Why is high alcohol beer no longer labeled as "Malt Liquor"?

Dumb historical/legal question. Back in the day, as I recall it anyway, there were three categories - 3.2 beer, beer, and malt liquor. 3.2 beer was for certain states where certain sales were limited to 3.2 ABV. Beer was beer, but if it had ABV above some amount, you couldn’t call it beer and had to call it malt liquor, and there were major ML brands like Colt .45, Schlitz Malt Liquor, etc.

Now, you have various craft beers with huge ABV that are all still labeled “beer” or “ale” and not “malt liquor.”

So I must be wrong about something - was the “malt liquor” thing back then just a convention and not a legal requirement? Did the law change? Is that barrel-aged imperial stout of today actually labeled as “malt liquor” somewhere in the fine print I’m not noticing?

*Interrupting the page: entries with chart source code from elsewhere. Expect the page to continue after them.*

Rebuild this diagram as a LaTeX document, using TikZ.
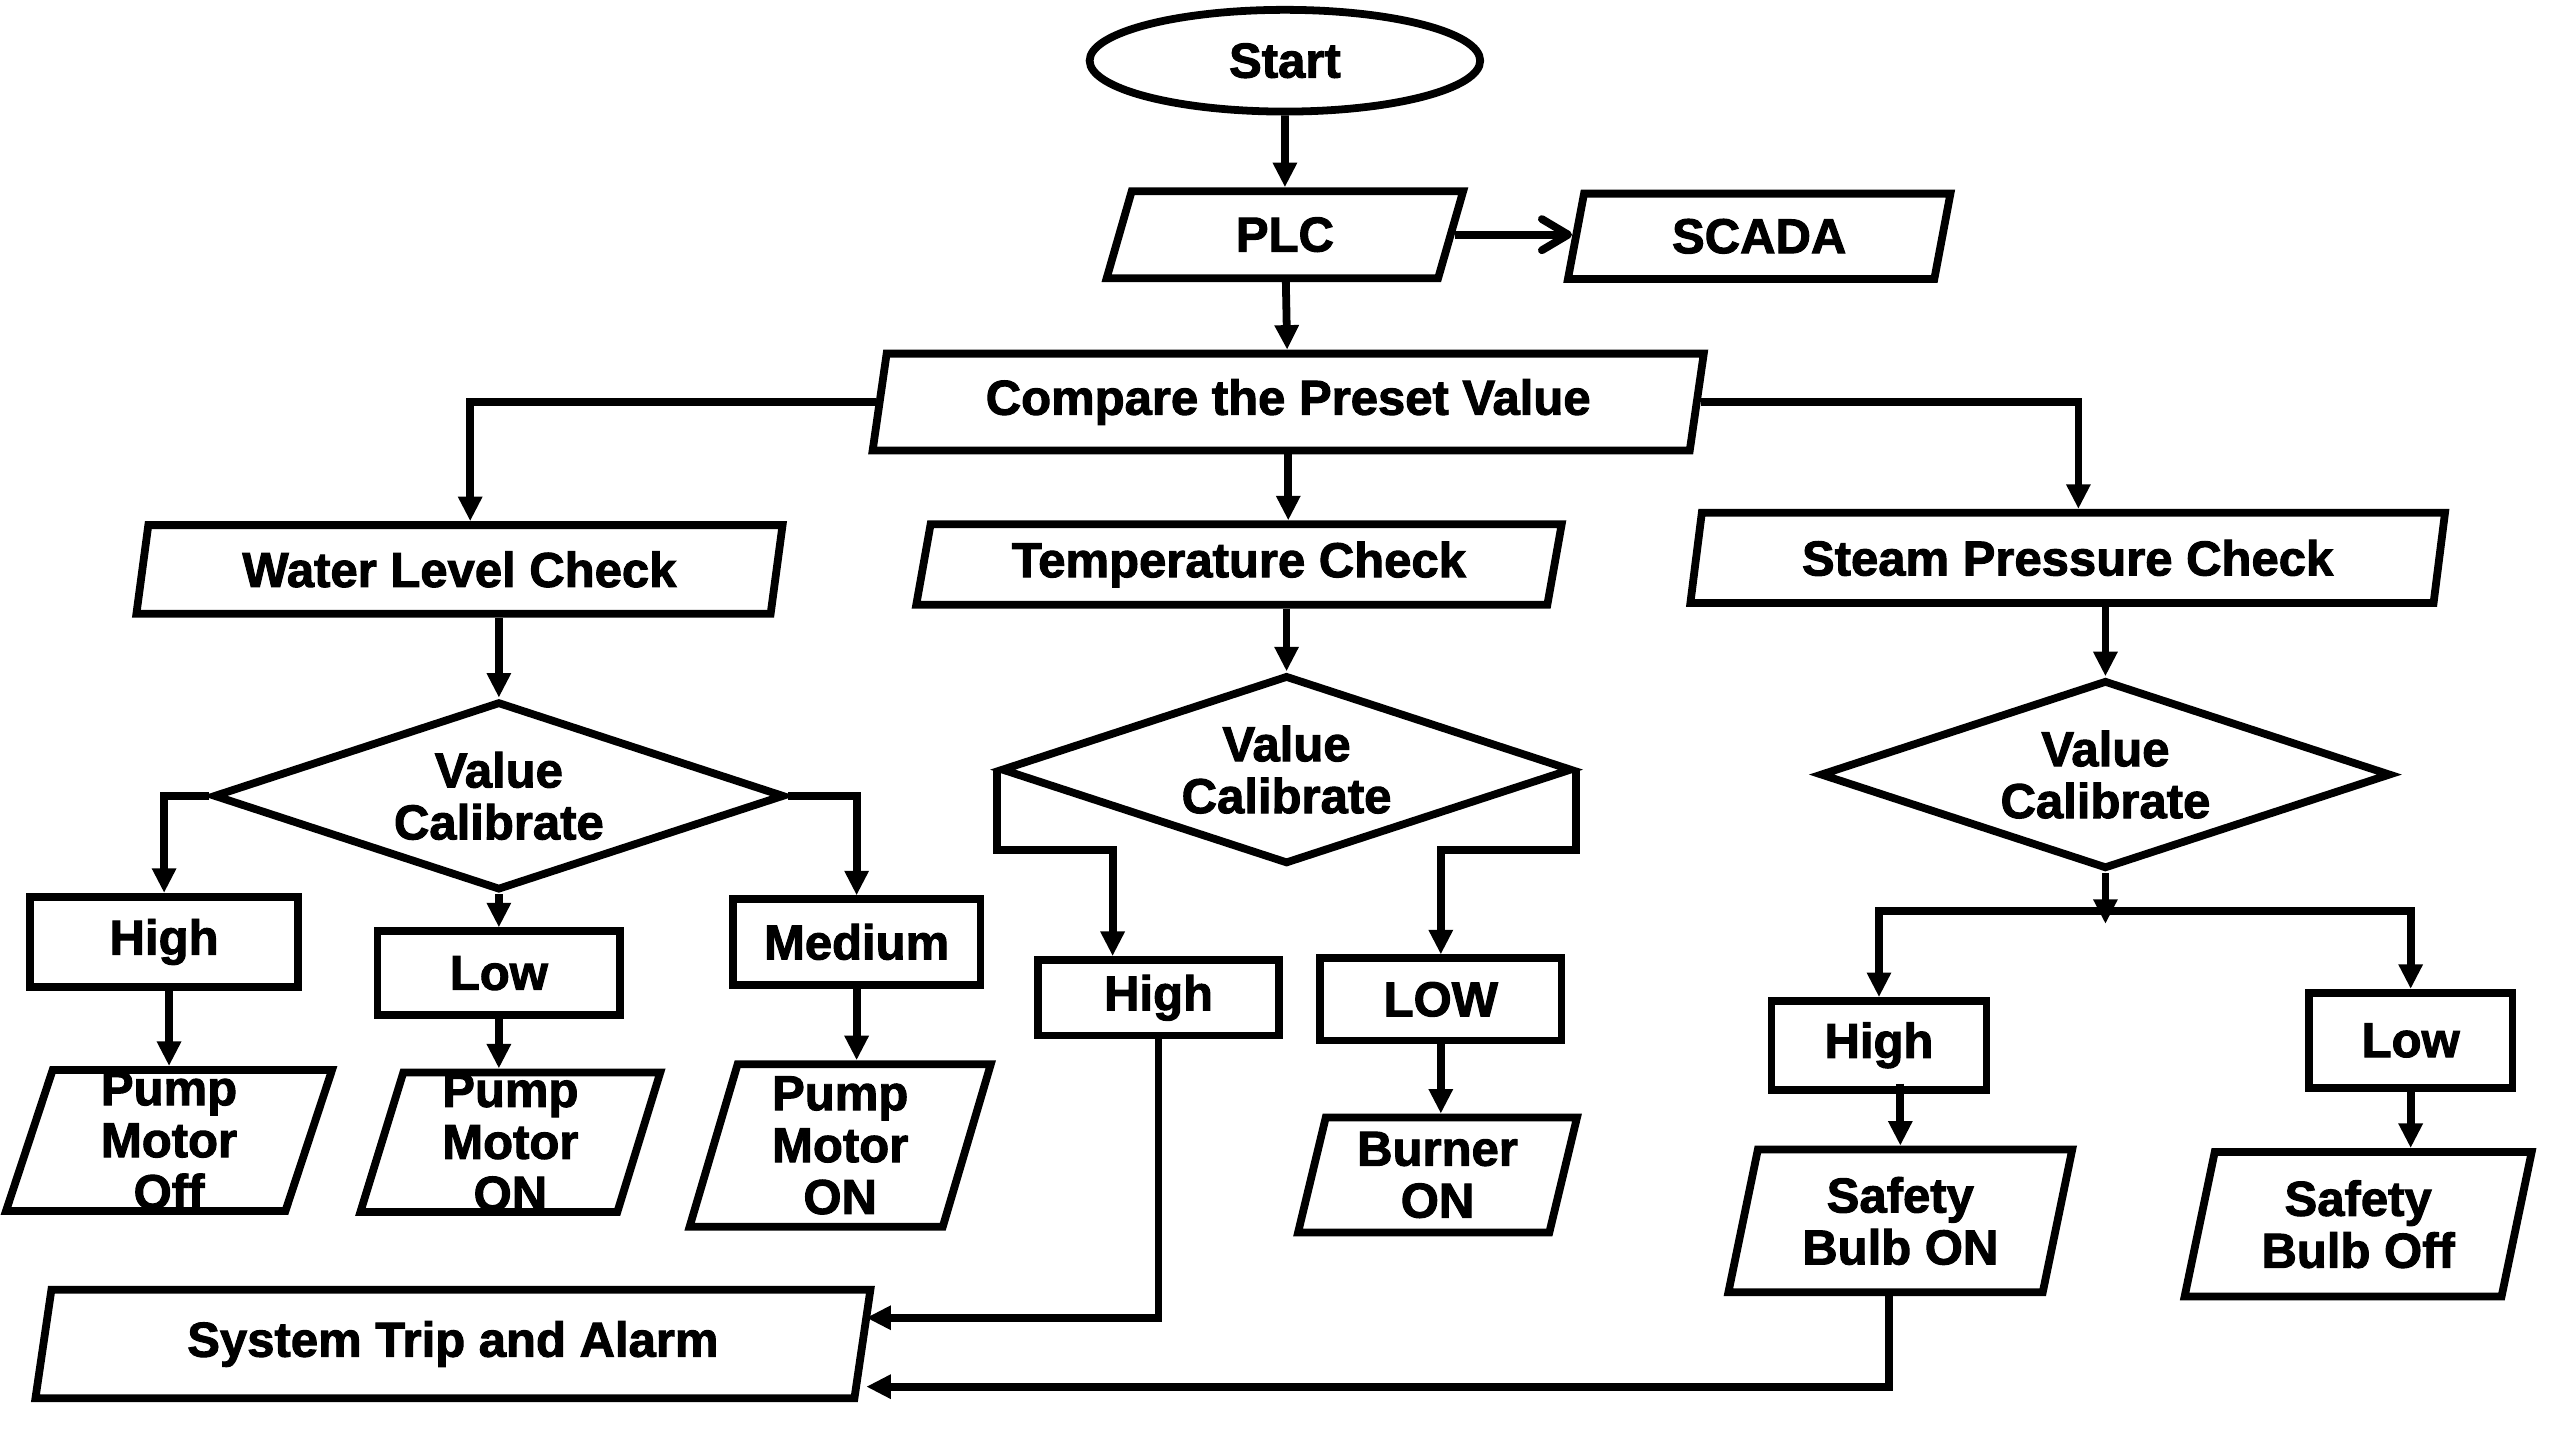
\documentclass[tikz,border=0pt]{standalone}
\usepackage{fontspec}
\setmainfont{Liberation Sans}[BoldFeatures={FakeBold=2}]
\usepackage{tikz}
\usetikzlibrary{arrows.meta, shapes.geometric, calc}

\begin{document}
\begin{tikzpicture}[x=0.2mm, y=-0.2mm,
    every node/.style={font=\bfseries\fontsize{17}{18}\selectfont, align=center, inner sep=0pt, line width=2.7pt},
    io/.style 2 args={draw, trapezium, trapezium left angle=77, trapezium right angle=103, trapezium stretches=true, minimum width=#1, minimum height=#2},
    box/.style 2 args={draw, rectangle, minimum width=#1, minimum height=#2},
    decision/.style={draw, diamond, aspect=3, minimum width=69.6mm, minimum height=23mm},
    flow/.style={line width=2.7pt, -{Triangle[length=3mm, width=2.8mm]}},
]
    \useasboundingbox (0,0) rectangle (1560,877.5);

    % Top
    \node[draw, ellipse, minimum width=47.6mm, minimum height=12.4mm] (start) at (783,37) {Start};
    \node[io={43.6mm}{10.6mm}] (plc) at (783,143) {PLC};
    \node[io={46.8mm}{10.4mm}] (scada) at (1072,144) {SCADA};
    \node[io={101.6mm}{11.8mm}] (cmp) at (785,245) {Compare the Preset Value};

    % Checks
    \node[io={78.8mm}{10.8mm}] (wlc) at (280,347) {Water Level Check};
    \node[io={78.8mm}{9.8mm}] (tmp) at (755,344) {Temperature Check};
    \node[io={92.2mm}{11mm}] (spc) at (1260,340) {Steam Pressure Check};
    \node[decision] (wdia) at (304,485) {Value\\Calibrate};
    \node[decision] (tdia) at (784,469) {Value\\Calibrate};
    \node[decision] (sdia) at (1283,472) {Value\\Calibrate};

    % Water level
    \node[box={32.6mm}{11mm}] (whi) at (100,574) {High};
    \node[box={29.6mm}{10.2mm}] (wlo) at (304,593) {Low};
    \node[box={30.2mm}{10.4mm}] (wmed) at (522,574) {Medium};
    \node[io={39.8mm}{17.2mm}, inner ysep=-1.2mm] (pmoff) at (103,695) {Pump\\Motor\\Off};
    \node[io={36.6mm}{17mm}, inner ysep=-1.2mm] (pmon1) at (311,696) {Pump\\Motor\\ON};
    \node[io={36.8mm}{19.8mm}] (pmon2) at (512,698) {Pump\\Motor\\ON};

    % Temperature
    \node[box={29.4mm}{9.2mm}] (thi) at (706,608) {High};
    \node[box={29.4mm}{10mm}] (tlo) at (878,609) {LOW};
    \node[io={34.2mm}{14mm}] (burner) at (876,716) {Burner\\ON};
    \node[io={101.8mm}{13.2mm}] (trip) at (276,819) {System Trip and Alarm};

    % Steam pressure
    \node[box={26.2mm}{10.8mm}] (shi) at (1145,637) {High};
    \node[box={24.8mm}{11.6mm}] (slo) at (1469,634) {Low};
    \node[io={42.2mm}{17.4mm}] (sbon) at (1158,744) {Safety\\Bulb ON};
    \node[io={42.4mm}{17.6mm}] (sboff) at (1437,746) {Safety\\Bulb Off};

    % Arrows
    \draw[flow] (start) -- (plc);
    \draw[line width=2.7pt, -{Straight Barb[length=3.2mm, width=3.8mm, round]}] (plc.east) -- (plc.east -| scada.west);
    \draw[flow] (plc) -- (cmp);
    \draw[flow] (cmp.west) -| ([xshift=1.3mm]wlc.north);
    \draw[flow] (cmp.south) -- (cmp.south |- tmp.north);
    \draw[flow] (cmp.east) -| ([xshift=1.3mm]spc.north);
    \draw[flow] (wlc.south -| wdia.north) -- (wdia.north);
    \draw[flow] (tmp.south -| tdia.north) -- (tdia.north);
    \draw[flow] (spc.south -| sdia.north) -- (sdia.north);

    \draw[flow] (wdia.west) -| (whi.north);
    \draw[flow] (wdia.south) -- (wlo.north);
    \draw[flow] (wdia.east) -| (wmed.north);
    \draw[flow] (pmoff.north |- whi.south) -- (pmoff.north);
    \draw[flow] (wlo.south) -- (wlo.south |- pmon1.north);
    \draw[flow] (wmed.south) -- (wmed.south |- pmon2.north);

    \draw[flow] (tdia.west) -- ++(0,49) -| ([xshift=-5.6mm]thi.north);
    \draw[flow] (tdia.east) -- ++(0,49) -| (tlo.north);
    \draw[flow] (tlo.south) -- (tlo.south |- burner.north);
    \draw[flow] (thi.south) |- ([yshift=3.2mm]trip.east);

    \coordinate (sjoin) at (1283,555);
    \coordinate (sarrow) at (1283,563);
    \draw[flow] (sdia.south) -- (sarrow);
    \draw[flow] (sjoin) -| (shi.north);
    \draw[flow] (sjoin) -| (slo.north);
    \draw[flow] ($(shi.south -| sbon.north)+(0,-6)$) -- (sbon.north);
    \draw[flow] (slo.south) -- (slo.south |- sboff.north);
    \draw[flow] ([xshift=-1.4mm]sbon.south) |- ([yshift=-5.2mm]trip.east);
\end{tikzpicture}
\end{document}
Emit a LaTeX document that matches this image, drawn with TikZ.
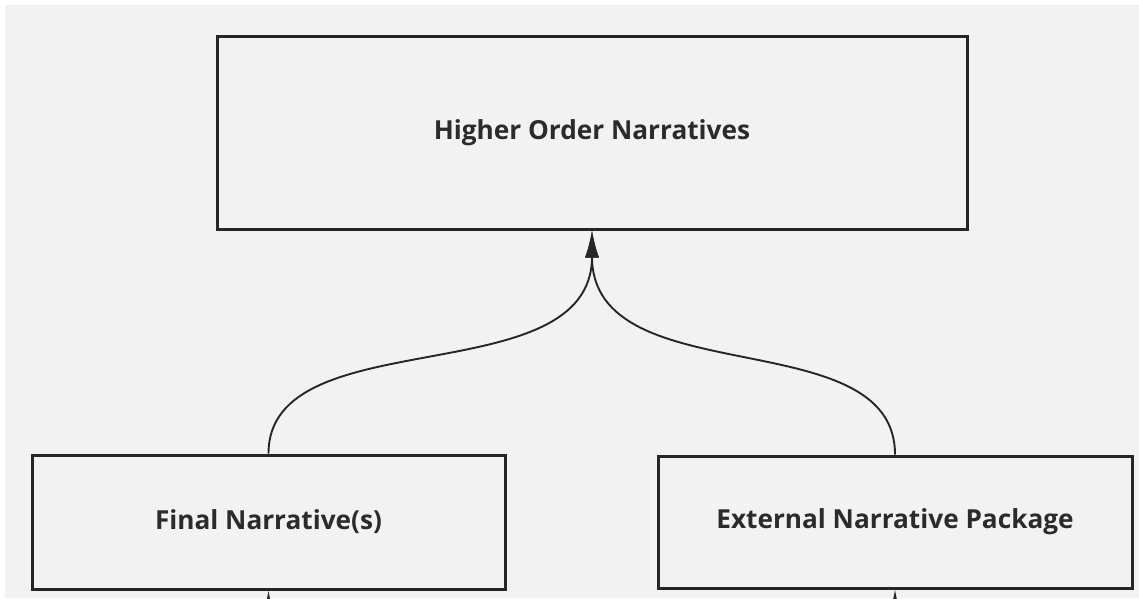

What’s the story, beer labeling experts?


Most of the rules about how beer can be labeled have become looser in the last couple decades. Rules are also state-dependent. Until several years ago, in Oregon, beer that was over 6.5% ABV had to be labeled as “Ale” or “Lager” or “Malt Beverage”. The rule has been changed so that anything under 17% can be labeled however. We generally will label everything as a Lager or an Ale rather than beer because it’s more descriptive and limits any possible labeling issues in other states.

Malt Liquor is generally a higher gravity beer with a high than normal percentage of adjuncts (corn and/or rice) and added sugar or dextrose. It began life as a premium product, but quickly was down-graded to a product mostly marketed to working-class people.